• [WHAT THE EXERCISE ASKS]:
Return the material word for word. Do not include pictures.

• [DATA EXTRACT]:
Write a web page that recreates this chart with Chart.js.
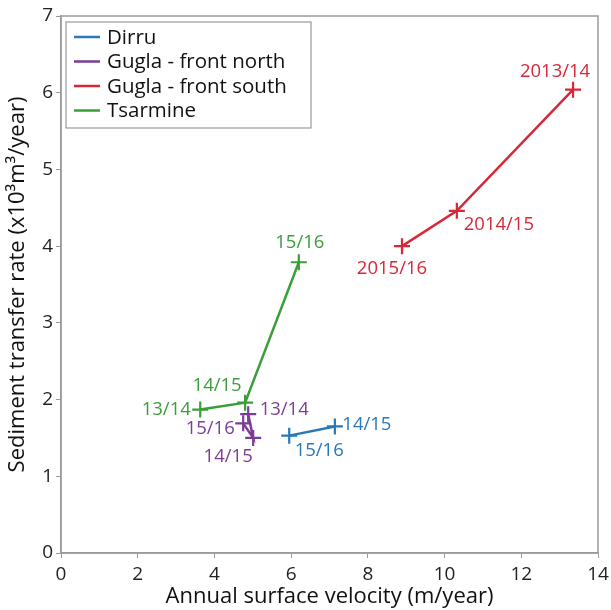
<!DOCTYPE html>
<html><head><meta charset="utf-8">
<script src="https://cdn.jsdelivr.net/npm/chart.js@4"></script>
<style>html,body{margin:0;padding:0;background:#fff}#w{width:611px;height:610px}</style>
</head><body><div id="w"><canvas id="c"></canvas></div>
<script>
const seriesNames = ['Dirru', 'Gugla - front north', 'Gugla - front south', 'Tsarmine'];
const dirruX = [7.14, 5.95];
const dirruY = [1.65, 1.53];
const dirruLabels = ['14/15', '15/16'];
const northX = [4.88, 5.01, 4.75];
const northY = [1.81, 1.50, 1.69];
const northLabels = ['13/14', '14/15', '15/16'];
const southX = [13.35, 10.32, 8.89];
const southY = [6.04, 4.46, 4.00];
const southLabels = ['2013/14', '2014/15', '2015/16'];
const tsarX = [3.63, 4.80, 6.20];
const tsarY = [1.87, 1.96, 3.79];
const tsarLabels = ['13/14', '14/15', '15/16'];
const xTicks = [0, 2, 4, 6, 8, 10, 12, 14];
const yTicks = [0, 1, 2, 3, 4, 5, 6, 7];

const colors = ['#2a78b8', '#7d3c98', '#d62839', '#3a9e3a'];
// label offsets (style only) in px relative to each point
const labelOffsets = [
  [[32, -2], [30, 15]],
  [[36, -4], [-25, 19], [-33, 5]],
  [[-18, -18], [42, 14], [-10, 23]],
  [[-34, 0], [-28, -17], [1, -20]]
];
const FONT = '"Open Sans", "Noto Sans", sans-serif';

function pts(xs, ys) { return xs.map((x, i) => ({x: x, y: ys[i]})); }
const allLabels = [dirruLabels, northLabels, southLabels, tsarLabels];
const datasets = [pts(dirruX, dirruY), pts(northX, northY), pts(southX, southY), pts(tsarX, tsarY)].map((d, i) => ({
  label: seriesNames[i], data: d, borderColor: colors[i], backgroundColor: colors[i],
  showLine: true, borderWidth: 2.5, pointStyle: 'cross', pointRadius: 8, pointBorderWidth: 2.2,
  pointHoverRadius: 8, tension: 0
}));

const decor = {
  id: 'decor',
  afterDatasetsDraw(chart) {
    const ctx = chart.ctx, a = chart.chartArea;
    ctx.save();
    ctx.strokeStyle = '#9a9a9a'; ctx.lineWidth = 1.5;
    ctx.strokeRect(a.left, a.top, a.right - a.left, a.bottom - a.top);
    ctx.font = '18.5px ' + FONT; ctx.textAlign = 'center'; ctx.textBaseline = 'middle';
    chart.data.datasets.forEach((ds, i) => {
      const meta = chart.getDatasetMeta(i);
      meta.data.forEach((p, j) => {
        ctx.fillStyle = colors[i];
        ctx.fillText(allLabels[i][j], p.x + labelOffsets[i][j][0], p.y + labelOffsets[i][j][1]);
      });
    });
    const lx = a.left + 5, ly = a.top + 6, lw = 245, lh = 106;
    ctx.fillStyle = '#fff'; ctx.fillRect(lx, ly, lw, lh);
    ctx.strokeStyle = '#9a9a9a'; ctx.lineWidth = 1.2; ctx.strokeRect(lx, ly, lw, lh);
    ctx.font = '20.5px ' + FONT; ctx.textAlign = 'left';
    seriesNames.forEach((n, i) => {
      const y = ly + 15 + i * 24.5;
      ctx.strokeStyle = colors[i]; ctx.lineWidth = 2.5;
      ctx.beginPath(); ctx.moveTo(lx + 8, y); ctx.lineTo(lx + 34, y); ctx.stroke();
      ctx.fillStyle = '#111'; ctx.fillText(n, lx + 41, y + 1);
    });
    ctx.restore();
  }
};

new Chart(document.getElementById('c'), {
  type: 'scatter',
  data: { datasets: datasets },
  options: {
    responsive: true, maintainAspectRatio: false, animation: false,
    layout: { padding: { top: 16, right: 13, left: 0, bottom: 0 } },
    plugins: { legend: { display: false }, tooltip: { enabled: false } },
    scales: {
      x: {
        type: 'linear', min: 0, max: 14,
        afterBuildTicks: s => { s.ticks = xTicks.map(v => ({value: v})); },
        afterFit: s => { s.height = 57; s.paddingRight = 0; },
        grid: { display: true, drawOnChartArea: false, drawTicks: true, tickLength: 5, color: '#9a9a9a' },
        border: { color: '#9a9a9a', width: 1.5 },
        ticks: { color: '#222', font: { size: 19, family: FONT }, padding: 5, maxRotation: 0 },
        title: { display: true, text: 'Annual surface velocity (m/year)', color: '#111', font: { size: 22, family: FONT }, padding: { top: -8, bottom: 0 } }
      },
      y: {
        type: 'linear', min: 0, max: 7,
        afterBuildTicks: s => { s.ticks = yTicks.map(v => ({value: v})); },
        afterFit: s => { s.width = 61; s.paddingTop = 0; s.paddingBottom = 0; },
        grid: { display: true, drawOnChartArea: false, drawTicks: true, tickLength: 5, color: '#9a9a9a' },
        border: { color: '#9a9a9a', width: 1.5 },
        ticks: { color: '#222', font: { size: 19, family: FONT }, padding: 3 },
        title: { display: true, text: 'Sediment transfer rate (x10³m³/year)', color: '#111', font: { size: 22, family: FONT }, padding: { top: 5, bottom: 2 } }
      }
    }
  },
  plugins: [decor]
});
</script></body></html>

• [FULL ANSWER]:
Write a web page that recreates this chart with Chart.js.
<!DOCTYPE html>
<html><head><meta charset="utf-8">
<script src="https://cdn.jsdelivr.net/npm/chart.js@4"></script>
<style>html,body{margin:0;padding:0;background:#fff}#w{width:611px;height:610px}</style>
</head><body><div id="w"><canvas id="c"></canvas></div>
<script>
const seriesNames = ['Dirru', 'Gugla - front north', 'Gugla - front south', 'Tsarmine'];
const dirruX = [7.14, 5.95];
const dirruY = [1.65, 1.53];
const dirruLabels = ['14/15', '15/16'];
const northX = [4.88, 5.01, 4.75];
const northY = [1.81, 1.50, 1.69];
const northLabels = ['13/14', '14/15', '15/16'];
const southX = [13.35, 10.32, 8.89];
const southY = [6.04, 4.46, 4.00];
const southLabels = ['2013/14', '2014/15', '2015/16'];
const tsarX = [3.63, 4.80, 6.20];
const tsarY = [1.87, 1.96, 3.79];
const tsarLabels = ['13/14', '14/15', '15/16'];
const xTicks = [0, 2, 4, 6, 8, 10, 12, 14];
const yTicks = [0, 1, 2, 3, 4, 5, 6, 7];

const colors = ['#2a78b8', '#7d3c98', '#d62839', '#3a9e3a'];
// label offsets (style only) in px relative to each point
const labelOffsets = [
  [[32, -2], [30, 15]],
  [[36, -4], [-25, 19], [-33, 5]],
  [[-18, -18], [42, 14], [-10, 23]],
  [[-34, 0], [-28, -17], [1, -20]]
];
const FONT = '"Open Sans", "Noto Sans", sans-serif';

function pts(xs, ys) { return xs.map((x, i) => ({x: x, y: ys[i]})); }
const allLabels = [dirruLabels, northLabels, southLabels, tsarLabels];
const datasets = [pts(dirruX, dirruY), pts(northX, northY), pts(southX, southY), pts(tsarX, tsarY)].map((d, i) => ({
  label: seriesNames[i], data: d, borderColor: colors[i], backgroundColor: colors[i],
  showLine: true, borderWidth: 2.5, pointStyle: 'cross', pointRadius: 8, pointBorderWidth: 2.2,
  pointHoverRadius: 8, tension: 0
}));

const decor = {
  id: 'decor',
  afterDatasetsDraw(chart) {
    const ctx = chart.ctx, a = chart.chartArea;
    ctx.save();
    ctx.strokeStyle = '#9a9a9a'; ctx.lineWidth = 1.5;
    ctx.strokeRect(a.left, a.top, a.right - a.left, a.bottom - a.top);
    ctx.font = '18.5px ' + FONT; ctx.textAlign = 'center'; ctx.textBaseline = 'middle';
    chart.data.datasets.forEach((ds, i) => {
      const meta = chart.getDatasetMeta(i);
      meta.data.forEach((p, j) => {
        ctx.fillStyle = colors[i];
        ctx.fillText(allLabels[i][j], p.x + labelOffsets[i][j][0], p.y + labelOffsets[i][j][1]);
      });
    });
    const lx = a.left + 5, ly = a.top + 6, lw = 245, lh = 106;
    ctx.fillStyle = '#fff'; ctx.fillRect(lx, ly, lw, lh);
    ctx.strokeStyle = '#9a9a9a'; ctx.lineWidth = 1.2; ctx.strokeRect(lx, ly, lw, lh);
    ctx.font = '20.5px ' + FONT; ctx.textAlign = 'left';
    seriesNames.forEach((n, i) => {
      const y = ly + 15 + i * 24.5;
      ctx.strokeStyle = colors[i]; ctx.lineWidth = 2.5;
      ctx.beginPath(); ctx.moveTo(lx + 8, y); ctx.lineTo(lx + 34, y); ctx.stroke();
      ctx.fillStyle = '#111'; ctx.fillText(n, lx + 41, y + 1);
    });
    ctx.restore();
  }
};

new Chart(document.getElementById('c'), {
  type: 'scatter',
  data: { datasets: datasets },
  options: {
    responsive: true, maintainAspectRatio: false, animation: false,
    layout: { padding: { top: 16, right: 13, left: 0, bottom: 0 } },
    plugins: { legend: { display: false }, tooltip: { enabled: false } },
    scales: {
      x: {
        type: 'linear', min: 0, max: 14,
        afterBuildTicks: s => { s.ticks = xTicks.map(v => ({value: v})); },
        afterFit: s => { s.height = 57; s.paddingRight = 0; },
        grid: { display: true, drawOnChartArea: false, drawTicks: true, tickLength: 5, color: '#9a9a9a' },
        border: { color: '#9a9a9a', width: 1.5 },
        ticks: { color: '#222', font: { size: 19, family: FONT }, padding: 5, maxRotation: 0 },
        title: { display: true, text: 'Annual surface velocity (m/year)', color: '#111', font: { size: 22, family: FONT }, padding: { top: -8, bottom: 0 } }
      },
      y: {
        type: 'linear', min: 0, max: 7,
        afterBuildTicks: s => { s.ticks = yTicks.map(v => ({value: v})); },
        afterFit: s => { s.width = 61; s.paddingTop = 0; s.paddingBottom = 0; },
        grid: { display: true, drawOnChartArea: false, drawTicks: true, tickLength: 5, color: '#9a9a9a' },
        border: { color: '#9a9a9a', width: 1.5 },
        ticks: { color: '#222', font: { size: 19, family: FONT }, padding: 3 },
        title: { display: true, text: 'Sediment transfer rate (x10³m³/year)', color: '#111', font: { size: 22, family: FONT }, padding: { top: 5, bottom: 2 } }
      }
    }
  },
  plugins: [decor]
});
</script></body></html>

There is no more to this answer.